State Supt. Flanagan: Michigan Teachers Should Make $100K

The head of the Michigan Department of Education asserts that higher wages would encourage more people to become teachers.

The key to getting more qualified math and science teachers into Michigan schools is simple, according to state Superintendent Mike Flanagan: pay them more.

Flanagan, who heads up the Michigan Department of Education, said Monday at an assembly of scientists at Michigan State University that Michigan schools need more math and science teachers. The problem, he said, is that most scientists and mathematicians don't consider teaching in public schools to be a viable career option.

“We can do all we want with content standards, but the elephant in the room is that it won’t do much good if we don’t have enough math and science teachers in our schools,” Flanagan said while discussing science standards in K-12 shools, according to a release from the state.

“When you ratchet-up teacher salaries to $100,000-plus, market forces will direct more mid-career changers and you’ll attract more math and science college students into our educator prep programs,” he added. “We need to be moving all teachers to that salary level to continue getting the best and brightest people educating our students.

“It’s all about talent.”

Average teacher salaries, according to statistics released annually by the MDE, vary by tens of thousands of dollars, depending on the school district. No district's average salary in 2010-11 hit $100,000.

For example, the average salary for a teacher within Dearborn Public Schools in 2010-11 was $75,190.

Do you think Michigan teachers should have higher salaries? Tell us your thoughts in the comments.

Correction: The average teachers salary at Birmingham Public Schools in 2010-11 was $75,323.07, district officials said Jan. 31. The original version of this story incorrectly stated that Birmingham had the highest average teacher salary in the state, at $94,703. This number was provided by the Michigan Department of Education, however district officials said this week that salary data had been mis-reported to the state in 2011.

laplateau January 31, 2013 at 03:17 PM
Lee...again, great points for our liberal friends to ponder.
Jeannette Pryciak Capote February 01, 2013 at 12:12 AM
You seem to forget all the evenings and weekends they work which more than make up for the holidays that they have off. Many of my teacher friends spent the last 3 day weekend entering report card grades... not going on a weekend trip with their families like anyone else who may have had a long weekend. You just don't want to give credit where credit is due.
Lee Jacobsen February 01, 2013 at 11:55 PM
Jeannette, In today's equalized wealth society, it is great that teachers , the good ones, go the extra mile and put in extra hours to do a better job. Not all teachers go the extra mile. Many teachers have assistants that we don't even hear about. I work 75 hours a week, make more that a teacher does, but take a lot more risk as well. A tenured teacher has no risk.
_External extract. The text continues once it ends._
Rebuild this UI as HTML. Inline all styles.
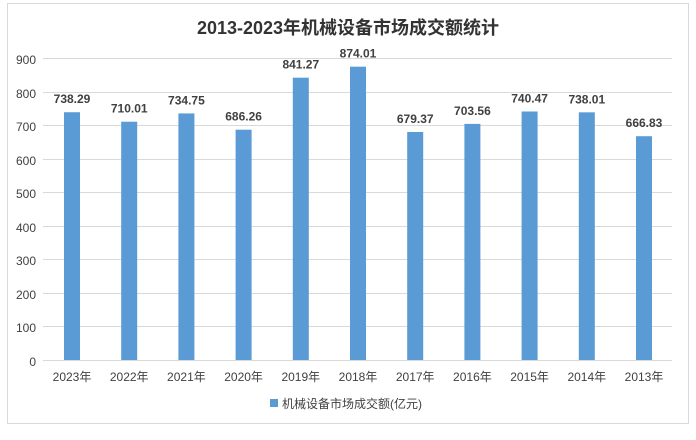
<!DOCTYPE html>
<html><head><meta charset="utf-8"><style>body{margin:0;background:#fff}</style></head><body>
<svg width="696" height="435" xmlns="http://www.w3.org/2000/svg" font-family="Liberation Sans, Noto Sans CJK SC, sans-serif">
<rect x="7.5" y="3.5" width="681" height="420" fill="#fff" stroke="#d9d9d9"/>
<text x="348" y="34" text-anchor="middle" font-size="18" font-weight="bold" fill="#333">2013-2023年机械设备市场成交额统计</text>
<g stroke="#d9d9d9" stroke-width="1">
<line x1="43" x2="672" y1="58.5" y2="58.5"/><line x1="43" x2="672" y1="92.5" y2="92.5"/><line x1="43" x2="672" y1="125.5" y2="125.5"/><line x1="43" x2="672" y1="159.5" y2="159.5"/><line x1="43" x2="672" y1="192.5" y2="192.5"/><line x1="43" x2="672" y1="226.5" y2="226.5"/><line x1="43" x2="672" y1="259.5" y2="259.5"/><line x1="43" x2="672" y1="293.5" y2="293.5"/><line x1="43" x2="672" y1="326.5" y2="326.5"/><line x1="43" x2="672" y1="360.5" y2="360.5"/>
</g>
<g font-size="12" fill="#404040" text-anchor="end">
<text x="36" y="64">900</text><text x="36" y="98">800</text><text x="36" y="131">700</text><text x="36" y="165">600</text><text x="36" y="198">500</text><text x="36" y="232">400</text><text x="36" y="265">300</text><text x="36" y="299">200</text><text x="36" y="332">100</text><text x="36" y="366">0</text>
</g>
<g fill="#5b9bd5" id="bars"></g>
<g id="labels" font-size="12" font-weight="bold" fill="#404040" text-anchor="middle"></g>
<g id="cats" font-size="12" fill="#404040" text-anchor="middle"></g>
<rect x="270" y="399" width="8" height="8" fill="#5b9bd5"/>
<text x="282" y="408" font-size="12" fill="#404040">机械设备市场成交额(亿元)</text>
<script>
var v=[738.29,710.01,734.75,686.26,841.27,874.01,679.37,703.56,740.47,738.01,666.83];
var c=["2023年","2022年","2021年","2020年","2019年","2018年","2017年","2016年","2015年","2014年","2013年"];
var ns="http://www.w3.org/2000/svg",b=document.getElementById("bars"),l=document.getElementById("labels"),k=document.getElementById("cats");
for(var i=0;i<11;i++){var cx=72+i*57.2,h=v[i]*0.3356,y=360-h;
var r=document.createElementNS(ns,"rect");r.setAttribute("x",cx-8);r.setAttribute("y",y);r.setAttribute("width",16);r.setAttribute("height",h);b.appendChild(r);
var t=document.createElementNS(ns,"text");t.setAttribute("x",cx);t.setAttribute("y",y-9);t.textContent=v[i].toFixed(2);l.appendChild(t);
var t2=document.createElementNS(ns,"text");t2.setAttribute("x",cx);t2.setAttribute("y",381);t2.textContent=c[i];k.appendChild(t2);}
</script>
</svg>
</body></html>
Read more here. http://www.time.com/time/nation/article/0,8599,1859505,00.html It is irksome to work extremely hard, and then be expected to support the folk that don't choose, or by circumstance, can't work as hard. Is that my fault that their choice results in my paying their way via higher taxes? My point? If you want more, then work harder. Many do, and are taxed more as a result. Is this fair? Everyone should pay the same percentage of tax on income, that is fair. If you want to coast, get a 'liver' diability like many folk do in Detroit and don't work at all. Vote for the Dems to keep the same benefits coming. After 65 years of Detroit run by the Dems, look at the results. Deplorable. Why no change? Would you change a system if you didn't have to work, made almost as much as a teacher, paid no taxes, and it was all given to you by the govt? Time to clean house, reward the good teachers, fire the bad ones, and force non-working folk to do something to earn the free govt handouts. Harsh? Teachers can't pay all the taxes. Where is a USA budget?
laplateau February 02, 2013 at 04:20 AM
Lee, again, you make excellent points to consider. Thanks
City of Dearborn February 02, 2013 at 04:27 AM
Hi everyone - just so you know, it has been discovered that the statistics on the average salary of Birmingham teachers were reported incorrectly by the district to the state, resulting in incorrect numbers coming from the Michigan Department of Education. A correction with the accurate average salary has been noted in the article.